Aim. Set down each line of the data below exactly as it stands, dropping the pictures.

>> start Material provided

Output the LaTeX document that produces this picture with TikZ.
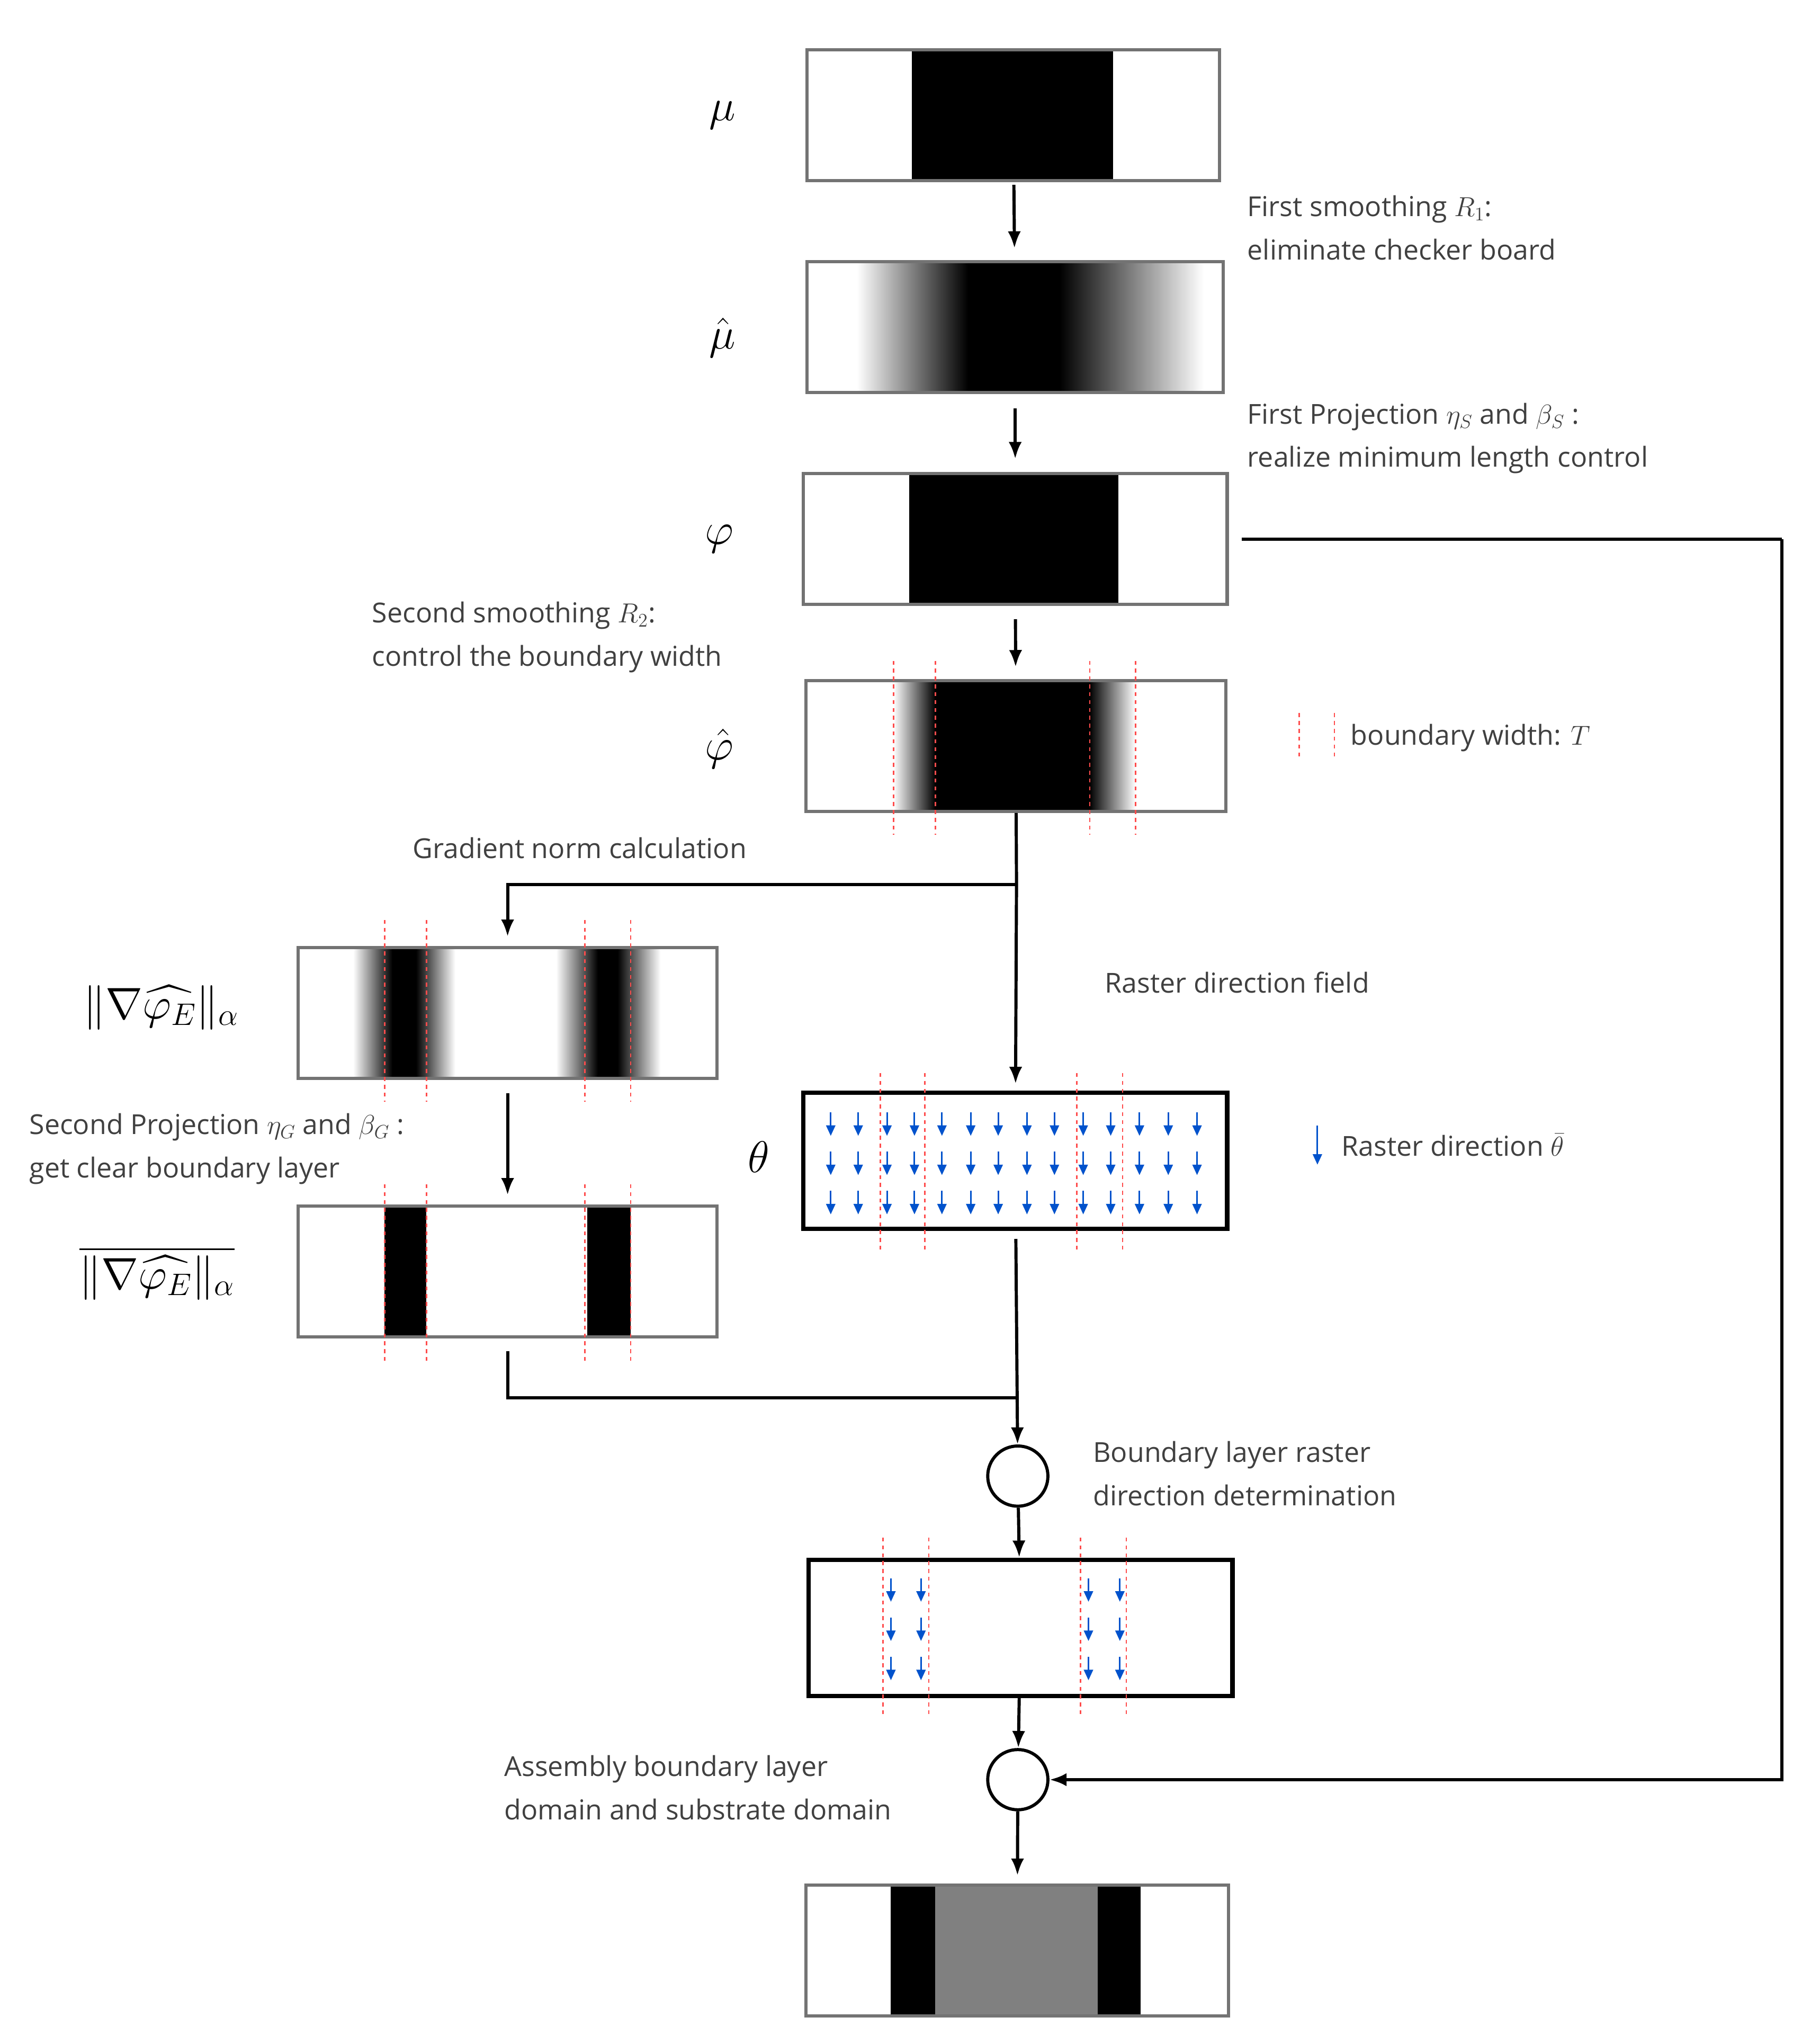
\documentclass[tikz,border=0pt]{standalone}
\usepackage{fix-cm}
\usepackage{amsmath}
\usepackage{amssymb}
\usepackage{fontspec}
\setmainfont{Open Sans}
\usetikzlibrary{positioning, arrows.meta}

\tikzset{
  bar/.style={draw=black!55, line width=2.5pt, minimum height=100pt, inner sep=0pt},
  thickbar/.style={draw=black, line width=3.5pt, minimum height=104pt, inner sep=0pt},
  arr/.style={line width=2.4pt, -{Latex[length=13pt,width=10pt]}},
  conn/.style={line width=2.4pt},
  bwidth/.style={red!70, dash pattern={on 3pt off 3pt}, line width=1pt},
  raster/.style={blue!60!cyan!80!black, line width=1.2pt, -{Triangle[length=8pt,width=7pt]}},
  lbl/.style={anchor=west, align=left, text=black!75, font=\fontsize{21}{33}\selectfont},
  sym/.style={font=\fontsize{34}{40}\selectfont}
}

\begin{document}
\begin{tikzpicture}[x=1pt,y=1pt,yscale=-1,xscale=1]
\useasboundingbox (0,0) rectangle (1384,1562);

%Shape: fills of the bars
\fill (697,38) rectangle (851,138);
\shade[left color=white, right color=black] (655,200) rectangle (740,300);
\fill (740,200) rectangle (810,300);
\shade[left color=black, right color=white] (810,200) rectangle (920,300);
\fill (695,362) rectangle (855,462);
\shade[left color=white, right color=black] (683,520) rectangle (715,620);
\fill (715,520) rectangle (833,620);
\shade[left color=black, right color=white] (833,520) rectangle (868,620);
\shade[left color=white, right color=black] (270,724) rectangle (300,824);
\fill (300,724) rectangle (318,824);
\shade[left color=black, right color=white] (318,724) rectangle (348,824);
\shade[left color=white, right color=black] (425,724) rectangle (457,824);
\fill (457,724) rectangle (472,824);
\shade[left color=black, right color=white] (472,724) rectangle (505,824);
\fill (294,921) rectangle (326,1022);
\fill (449,921) rectangle (482,1022);
\fill (681,1440) rectangle (715,1541);
\fill[black!50] (715,1440) rectangle (839,1541);
\fill (839,1440) rectangle (872,1541);

%Bars
\node[bar, minimum width=315pt] (mu) at (774.5,88) {};
\node[bar, minimum width=318pt] (muhat) at (776,250) {};
\node[bar, minimum width=324pt] (phi) at (776,412) {};
\node[bar, minimum width=321pt] (phihat) at (776.5,570) {};
\node[bar, minimum width=320pt] (grad) at (388,774) {};
\node[bar, minimum width=320pt] (proj) at (388,971.5) {};
\node[thickbar, minimum width=324pt] (theta) at (776,887) {};
\node[thickbar, minimum width=324pt] (layer) at (780,1244) {};
\node[bar, minimum width=323pt] (final) at (777.5,1490.5) {};
\node[circle, draw, line width=2.4pt, minimum size=46pt, inner sep=0pt] (c1) at (778,1128) {};
\node[circle, draw, line width=2.4pt, minimum size=46pt, inner sep=0pt] (c2) at (778,1360) {};

%Raster arrows
\foreach \x in {635,656,678,699,720,742,763,785,806,828,849,871,893,915}
  \foreach \y in {850,880,910}
    \draw[raster] (\x,\y) -- (\x,\y+18);
\foreach \x in {681,704,832,856}
  \foreach \y in {1206,1236,1266}
    \draw[raster] (\x,\y) -- (\x,\y+18);

%Boundary width lines
\foreach \x in {683,715,833,868} \draw[bwidth] (\x,505) -- (\x,638);
\foreach \x in {294,326,447,482} \draw[bwidth] (\x,703) -- (\x,842);
\foreach \x in {294,326,447,482} \draw[bwidth] (\x,905) -- (\x,1040);
\foreach \x in {673,707,823,858} \draw[bwidth] (\x,820) -- (\x,955);
\foreach \x in {675,710,826,861} \draw[bwidth] (\x,1175) -- (\x,1310);

%Connectors
\coordinate (split) at (777,676);
\coordinate (join) at (778,1068);
\coordinate (rt) at (1362,412);
\draw[arr, shorten <=2pt, shorten >=9pt] (mu) -- (muhat);
\draw[arr, shorten <=11pt, shorten >=10pt] (muhat) -- (phi);
\draw[arr, shorten <=10pt, shorten >=9pt] (phi) -- (phihat);
\draw[conn] (phihat) -- (split);
\draw[arr, shorten >=7pt] (split) -| (grad);
\draw[arr, shorten >=5pt] (split) -- (theta);
\draw[arr, shorten <=10pt, shorten >=7pt] (grad) -- (proj);
\draw[conn, shorten <=10pt] (proj) |- (join);
\draw[arr, shorten <=6pt] (theta) -- (c1);
\draw[arr] (c1) -- (layer);
\draw[arr] (layer) -- (c2);
\draw[arr, shorten >=6pt] (c2) -- (final);
\draw[conn, shorten <=10pt] (phi) -- (rt);
\draw[arr] (rt) |- (c2);

%Symbols
\node[sym] (lmu) at (552,88) {$\mu$};
\node[sym] (lmuhat) at (552,258) {$\hat{\mu}$};
\node[sym] (lphi) at (550,412) {$\varphi$};
\node[sym] (lphihat) at (550,572) {$\hat{\varphi}$};
\node[sym] (ltheta) at (580,884) {$\theta$};
\node[sym] (lgrad) at (123,770) {$\|\nabla\widehat{\varphi_E}\|_\alpha$};
\node[sym] (lproj) at (120,973) {$\overline{\|\nabla\widehat{\varphi_E}\|_\alpha}$};

%Texts
\node[lbl] (t1) at (950,174) {First smoothing $R_1$:\\eliminate checker board};
\node[lbl] (t2) at (950,335) {First Projection $\eta_S$ and $\beta_S$ :\\realize minimum length control};
\node[lbl] (t3) at (281,487) {Second smoothing $R_2$:\\control the boundary width};
\node[lbl] (t4) at (312,648) {Gradient norm calculation};
\node[lbl] (t5) at (841,751) {Raster direction field};
\node[lbl] (t6) at (19,878) {Second Projection $\eta_G$ and $\beta_G$ :\\get clear boundary layer};
\node[lbl] (t7) at (832,1126) {Boundary layer raster\\direction determination};
\node[lbl] (t8) at (382,1366) {Assembly boundary layer\\domain and substrate domain};

%Legends
\draw[bwidth] (993,545) -- (993,580);
\draw[bwidth] (1020,545) -- (1020,580);
\node[lbl] (t9) at (1029,564) {boundary width: $T$};
\draw[raster] (1007,860) -- (1007,890);
\node[lbl] (t10) at (1022,875) {Raster direction $\bar{\theta}$};
\end{tikzpicture}
\end{document}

>> end Material provided

Solution for this exercise.
Output the LaTeX document that produces this picture with TikZ.
\documentclass[tikz,border=0pt]{standalone}
\usepackage{fix-cm}
\usepackage{amsmath}
\usepackage{amssymb}
\usepackage{fontspec}
\setmainfont{Open Sans}
\usetikzlibrary{positioning, arrows.meta}

\tikzset{
  bar/.style={draw=black!55, line width=2.5pt, minimum height=100pt, inner sep=0pt},
  thickbar/.style={draw=black, line width=3.5pt, minimum height=104pt, inner sep=0pt},
  arr/.style={line width=2.4pt, -{Latex[length=13pt,width=10pt]}},
  conn/.style={line width=2.4pt},
  bwidth/.style={red!70, dash pattern={on 3pt off 3pt}, line width=1pt},
  raster/.style={blue!60!cyan!80!black, line width=1.2pt, -{Triangle[length=8pt,width=7pt]}},
  lbl/.style={anchor=west, align=left, text=black!75, font=\fontsize{21}{33}\selectfont},
  sym/.style={font=\fontsize{34}{40}\selectfont}
}

\begin{document}
\begin{tikzpicture}[x=1pt,y=1pt,yscale=-1,xscale=1]
\useasboundingbox (0,0) rectangle (1384,1562);

%Shape: fills of the bars
\fill (697,38) rectangle (851,138);
\shade[left color=white, right color=black] (655,200) rectangle (740,300);
\fill (740,200) rectangle (810,300);
\shade[left color=black, right color=white] (810,200) rectangle (920,300);
\fill (695,362) rectangle (855,462);
\shade[left color=white, right color=black] (683,520) rectangle (715,620);
\fill (715,520) rectangle (833,620);
\shade[left color=black, right color=white] (833,520) rectangle (868,620);
\shade[left color=white, right color=black] (270,724) rectangle (300,824);
\fill (300,724) rectangle (318,824);
\shade[left color=black, right color=white] (318,724) rectangle (348,824);
\shade[left color=white, right color=black] (425,724) rectangle (457,824);
\fill (457,724) rectangle (472,824);
\shade[left color=black, right color=white] (472,724) rectangle (505,824);
\fill (294,921) rectangle (326,1022);
\fill (449,921) rectangle (482,1022);
\fill (681,1440) rectangle (715,1541);
\fill[black!50] (715,1440) rectangle (839,1541);
\fill (839,1440) rectangle (872,1541);

%Bars
\node[bar, minimum width=315pt] (mu) at (774.5,88) {};
\node[bar, minimum width=318pt] (muhat) at (776,250) {};
\node[bar, minimum width=324pt] (phi) at (776,412) {};
\node[bar, minimum width=321pt] (phihat) at (776.5,570) {};
\node[bar, minimum width=320pt] (grad) at (388,774) {};
\node[bar, minimum width=320pt] (proj) at (388,971.5) {};
\node[thickbar, minimum width=324pt] (theta) at (776,887) {};
\node[thickbar, minimum width=324pt] (layer) at (780,1244) {};
\node[bar, minimum width=323pt] (final) at (777.5,1490.5) {};
\node[circle, draw, line width=2.4pt, minimum size=46pt, inner sep=0pt] (c1) at (778,1128) {};
\node[circle, draw, line width=2.4pt, minimum size=46pt, inner sep=0pt] (c2) at (778,1360) {};

%Raster arrows
\foreach \x in {635,656,678,699,720,742,763,785,806,828,849,871,893,915}
  \foreach \y in {850,880,910}
    \draw[raster] (\x,\y) -- (\x,\y+18);
\foreach \x in {681,704,832,856}
  \foreach \y in {1206,1236,1266}
    \draw[raster] (\x,\y) -- (\x,\y+18);

%Boundary width lines
\foreach \x in {683,715,833,868} \draw[bwidth] (\x,505) -- (\x,638);
\foreach \x in {294,326,447,482} \draw[bwidth] (\x,703) -- (\x,842);
\foreach \x in {294,326,447,482} \draw[bwidth] (\x,905) -- (\x,1040);
\foreach \x in {673,707,823,858} \draw[bwidth] (\x,820) -- (\x,955);
\foreach \x in {675,710,826,861} \draw[bwidth] (\x,1175) -- (\x,1310);

%Connectors
\coordinate (split) at (777,676);
\coordinate (join) at (778,1068);
\coordinate (rt) at (1362,412);
\draw[arr, shorten <=2pt, shorten >=9pt] (mu) -- (muhat);
\draw[arr, shorten <=11pt, shorten >=10pt] (muhat) -- (phi);
\draw[arr, shorten <=10pt, shorten >=9pt] (phi) -- (phihat);
\draw[conn] (phihat) -- (split);
\draw[arr, shorten >=7pt] (split) -| (grad);
\draw[arr, shorten >=5pt] (split) -- (theta);
\draw[arr, shorten <=10pt, shorten >=7pt] (grad) -- (proj);
\draw[conn, shorten <=10pt] (proj) |- (join);
\draw[arr, shorten <=6pt] (theta) -- (c1);
\draw[arr] (c1) -- (layer);
\draw[arr] (layer) -- (c2);
\draw[arr, shorten >=6pt] (c2) -- (final);
\draw[conn, shorten <=10pt] (phi) -- (rt);
\draw[arr] (rt) |- (c2);

%Symbols
\node[sym] (lmu) at (552,88) {$\mu$};
\node[sym] (lmuhat) at (552,258) {$\hat{\mu}$};
\node[sym] (lphi) at (550,412) {$\varphi$};
\node[sym] (lphihat) at (550,572) {$\hat{\varphi}$};
\node[sym] (ltheta) at (580,884) {$\theta$};
\node[sym] (lgrad) at (123,770) {$\|\nabla\widehat{\varphi_E}\|_\alpha$};
\node[sym] (lproj) at (120,973) {$\overline{\|\nabla\widehat{\varphi_E}\|_\alpha}$};

%Texts
\node[lbl] (t1) at (950,174) {First smoothing $R_1$:\\eliminate checker board};
\node[lbl] (t2) at (950,335) {First Projection $\eta_S$ and $\beta_S$ :\\realize minimum length control};
\node[lbl] (t3) at (281,487) {Second smoothing $R_2$:\\control the boundary width};
\node[lbl] (t4) at (312,648) {Gradient norm calculation};
\node[lbl] (t5) at (841,751) {Raster direction field};
\node[lbl] (t6) at (19,878) {Second Projection $\eta_G$ and $\beta_G$ :\\get clear boundary layer};
\node[lbl] (t7) at (832,1126) {Boundary layer raster\\direction determination};
\node[lbl] (t8) at (382,1366) {Assembly boundary layer\\domain and substrate domain};

%Legends
\draw[bwidth] (993,545) -- (993,580);
\draw[bwidth] (1020,545) -- (1020,580);
\node[lbl] (t9) at (1029,564) {boundary width: $T$};
\draw[raster] (1007,860) -- (1007,890);
\node[lbl] (t10) at (1022,875) {Raster direction $\bar{\theta}$};
\end{tikzpicture}
\end{document}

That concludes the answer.